Given data:
○ ○ ○ ○
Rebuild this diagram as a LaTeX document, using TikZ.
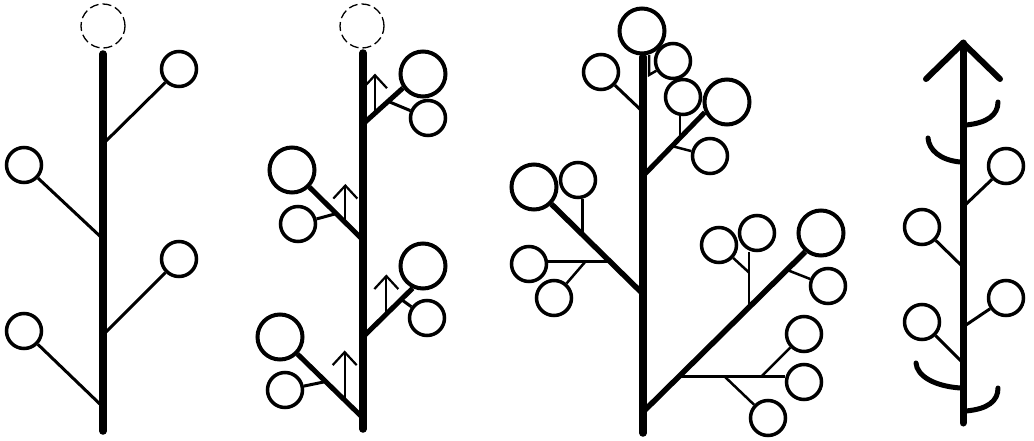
\documentclass[tikz,border=0pt]{standalone}
\usetikzlibrary{calc}
\begin{document}
\begin{tikzpicture}[x=1pt,y=-1pt,
  stemline/.style={line width=7.5pt,line cap=round},
  twig/.style={line width=3pt},
  finetwig/.style={line width=2.5pt},
  bough/.style={line width=5pt},
  bud/.style={circle,draw,line width=3.5pt,inner sep=0pt,minimum size=35pt},
  bigbud/.style={bud,line width=4pt,minimum size=45pt},
  apex/.style={circle,draw,line width=1.3pt,dash pattern=on 9pt off 4pt,inner sep=0pt,minimum size=44pt},
  growth/.style={line width=2.2pt},
  hook/.style={line width=5pt,line cap=round},
  chevron/.style={line width=6pt,line cap=round,line join=round}]
\useasboundingbox (0,0) rectangle (1034,441);

% ---------------- Tree 1 ----------------
\node[apex] (t1A) at (103,26) {};
\coordinate (t1top) at (103,54);
\coordinate (t1bot) at (103,431);
\draw[stemline] (t1top) -- (t1bot);
\node[bud] (t1r1) at (179,69) {};
\node[bud] (t1l1) at (24,165) {};
\node[bud] (t1r2) at (179,259) {};
\node[bud] (t1l2) at (24,331) {};
\coordinate (t1k1) at (103,144);
\coordinate (t1k2) at (103,239);
\coordinate (t1k3) at (103,335);
\coordinate (t1k4) at (103,407);
\draw[twig] (t1k1) -- (t1r1);
\draw[twig] (t1k2) -- (t1l1);
\draw[twig] (t1k3) -- (t1r2);
\draw[twig] (t1k4) -- (t1l2);

% ---------------- Tree 2 ----------------
\node[apex] (t2A) at (362,26) {};
\coordinate (t2top) at (363,53);
\coordinate (t2bot) at (363,429);
\draw[stemline] (t2top) -- (t2bot);
\node[bigbud] (t2B1) at (423,74) {};
\node[bud] (t2S1) at (428,118) {};
\node[bigbud] (t2B2) at (292,170) {};
\node[bud] (t2S2) at (298,224) {};
\node[bigbud] (t2B3) at (423,266) {};
\node[bud] (t2S3) at (427,318) {};
\node[bigbud] (t2B4) at (280,337) {};
\node[bud] (t2S4) at (285,390) {};
\coordinate (t2k1) at (363,124);
\coordinate (t2k2) at (363,240);
\coordinate (t2k3) at (363,337);
\coordinate (t2k4) at (363,418);
\draw[bough] (t2k1) -- (t2B1.215) coordinate[pos=0.63] (t2j1) coordinate[pos=0.3] (t2a1);
\draw[bough] (t2k2) -- (t2B2) coordinate[pos=0.5] (t2j2) coordinate[pos=0.33] (t2a2);
\draw[bough] (t2k3) -- (t2B3.245) coordinate[pos=0.77] (t2j3) coordinate[pos=0.47] (t2a3);
\draw[bough] (t2k4) -- (t2B4) coordinate[pos=0.57] (t2j4) coordinate[pos=0.28] (t2a4);
\draw[twig] (t2j1) -- (t2S1);
\draw[twig] (t2j2) -- (t2S2);
\draw[twig] (t2j3) -- (t2S3);
\draw[twig] (t2j4) -- (t2S4);
\coordinate (t2u1) at ($(t2a1)+(0,-38)$);
\coordinate (t2u2) at ($(t2a2)+(0,-37)$);
\coordinate (t2u3) at ($(t2a3)+(0,-38)$);
\coordinate (t2u4) at ($(t2a4)+(0,-48)$);
\foreach \u/\a in {t2u1/t2a1,t2u2/t2a2,t2u3/t2a3,t2u4/t2a4}{
  \draw[growth] (\a) -- (\u);
  \draw[growth] ($(\u)+(-12,13)$) -- (\u) -- ($(\u)+(12,13)$);
}

% ---------------- Tree 3 ----------------
\node[bigbud] (t3T) at (642,31) {};
\coordinate (t3top) at (643,57);
\coordinate (t3bot) at (643,433);
\draw[stemline] (t3top) -- (t3bot);
\node[bud] (t3a) at (673,61) {};
\node[bud] (t3b) at (601,72) {};
\coordinate (t3p) at (649,55);
\coordinate (t3q) at (649,75);
\draw[finetwig] (t3p) -- (t3q) -- (t3a);
\coordinate (t3k0) at (643,112);
\draw[twig] (t3k0) -- (t3b);
% upper right branch
\node[bigbud] (t3C) at (727,102) {};
\node[bud] (t3d) at (683,97) {};
\node[bud] (t3e) at (710,156) {};
\coordinate (t3k1) at (643,176);
\draw[bough] (t3k1) -- (t3C.205) coordinate[pos=0.6] (t3j1) coordinate[pos=0.47] (t3j2);
\draw[finetwig] (t3j1) -- (t3j1 |- t3d.south);
\draw[finetwig] (t3j2) -- (t3e);
% left branch
\node[bigbud] (t3F) at (534,187) {};
\node[bud] (t3g) at (578,180) {};
\node[bud] (t3h) at (529,264) {};
\node[bud] (t3i) at (554,298) {};
\coordinate (t3k2) at (643,294);
\draw[line width=5.5pt] (t3k2) -- (t3F) coordinate[pos=0.66] (t3j3) coordinate[pos=0.36] (t3j4);
\draw[finetwig] (t3j3) -- (t3j3 |- t3g.south);
\draw[finetwig] (t3j4) -- (t3j4 -| t3h.east) coordinate[pos=0.4] (t3j5);
\draw[finetwig] (t3j5) -- (t3i);
% right branch
\node[bigbud] (t3J) at (821,233) {};
\node[bud] (t3k) at (828,286) {};
\node[bud] (t3L) at (757,233) {};
\node[bud] (t3M) at (719,245) {};
\node[bud] (t3N) at (804,382) {};
\node[bud] (t3O) at (804,334) {};
\node[bud] (t3P) at (768,418) {};
\coordinate (t3k3) at (643,412);
\draw[line width=5.5pt] (t3k3) -- (t3J.230) coordinate[pos=0.887] (t3j6) coordinate[pos=0.654] (t3j7) coordinate[pos=0.222] (t3j8);
\draw[finetwig] (t3j6) -- (t3k);
\draw[finetwig] (t3j7) -- (t3j7 |- t3L.south) coordinate[pos=0.63] (t3j9);
\draw[finetwig] (t3j9) -- (t3M);
\draw[finetwig] (t3j8) -- (t3j8 -| t3N.west) coordinate[pos=0.78] (t3j10) coordinate[pos=0.43] (t3j11);
\draw[finetwig] (t3j10) -- (t3O);
\draw[finetwig] (t3j11) -- (t3P);

% ---------------- Tree 4 ----------------
\coordinate (t4tip) at (963,43);
\coordinate (t4bot) at (963,423);
\draw[stemline,line width=7pt] (t4tip) -- (t4bot);
\coordinate (t4cl) at (926,79);
\coordinate (t4cr) at (1000,79);
\draw[chevron] (t4cl) -- (t4tip) -- (t4cr);
\coordinate (t4h1s) at (966,125);
\coordinate (t4h1e) at (998,102);
\coordinate (t4h2s) at (960,162);
\coordinate (t4h2e) at (928,138);
\coordinate (t4h3s) at (960,388);
\coordinate (t4h3e) at (916,363);
\coordinate (t4h4s) at (966,411);
\coordinate (t4h4e) at (998,388);
\draw[hook] (t4h1s) .. controls (987,123) and (998,115) .. (t4h1e);
\draw[hook] (t4h2s) .. controls (940,160) and (929,150) .. (t4h2e);
\draw[hook] (t4h3s) .. controls (934,386) and (917,376) .. (t4h3e);
\draw[hook] (t4h4s) .. controls (988,409) and (998,401) .. (t4h4e);
\node[bud] (t4r1) at (1006,166) {};
\node[bud] (t4l1) at (922,227) {};
\node[bud] (t4r2) at (1006,298) {};
\node[bud] (t4l2) at (922,322) {};
\coordinate (t4k1) at (963,207);
\coordinate (t4k2) at (963,267);
\coordinate (t4k3) at (963,327);
\coordinate (t4k4) at (963,363);
\draw[twig] (t4k1) -- (t4r1);
\draw[twig] (t4k2) -- (t4l1);
\draw[twig] (t4k3) -- (t4r2);
\draw[twig] (t4k4) -- (t4l2);
\end{tikzpicture}
\end{document}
○ ○ ○ ○
Written request:
Return nothing but the lines running from the start of the data to the line with "(t1k4) -- (t1l2);", please, both ends included and no pictures.

Correct answer:
Rebuild this diagram as a LaTeX document, using TikZ.
\documentclass[tikz,border=0pt]{standalone}
\usetikzlibrary{calc}
\begin{document}
\begin{tikzpicture}[x=1pt,y=-1pt,
  stemline/.style={line width=7.5pt,line cap=round},
  twig/.style={line width=3pt},
  finetwig/.style={line width=2.5pt},
  bough/.style={line width=5pt},
  bud/.style={circle,draw,line width=3.5pt,inner sep=0pt,minimum size=35pt},
  bigbud/.style={bud,line width=4pt,minimum size=45pt},
  apex/.style={circle,draw,line width=1.3pt,dash pattern=on 9pt off 4pt,inner sep=0pt,minimum size=44pt},
  growth/.style={line width=2.2pt},
  hook/.style={line width=5pt,line cap=round},
  chevron/.style={line width=6pt,line cap=round,line join=round}]
\useasboundingbox (0,0) rectangle (1034,441);

% ---------------- Tree 1 ----------------
\node[apex] (t1A) at (103,26) {};
\coordinate (t1top) at (103,54);
\coordinate (t1bot) at (103,431);
\draw[stemline] (t1top) -- (t1bot);
\node[bud] (t1r1) at (179,69) {};
\node[bud] (t1l1) at (24,165) {};
\node[bud] (t1r2) at (179,259) {};
\node[bud] (t1l2) at (24,331) {};
\coordinate (t1k1) at (103,144);
\coordinate (t1k2) at (103,239);
\coordinate (t1k3) at (103,335);
\coordinate (t1k4) at (103,407);
\draw[twig] (t1k1) -- (t1r1);
\draw[twig] (t1k2) -- (t1l1);
\draw[twig] (t1k3) -- (t1r2);
\draw[twig] (t1k4) -- (t1l2);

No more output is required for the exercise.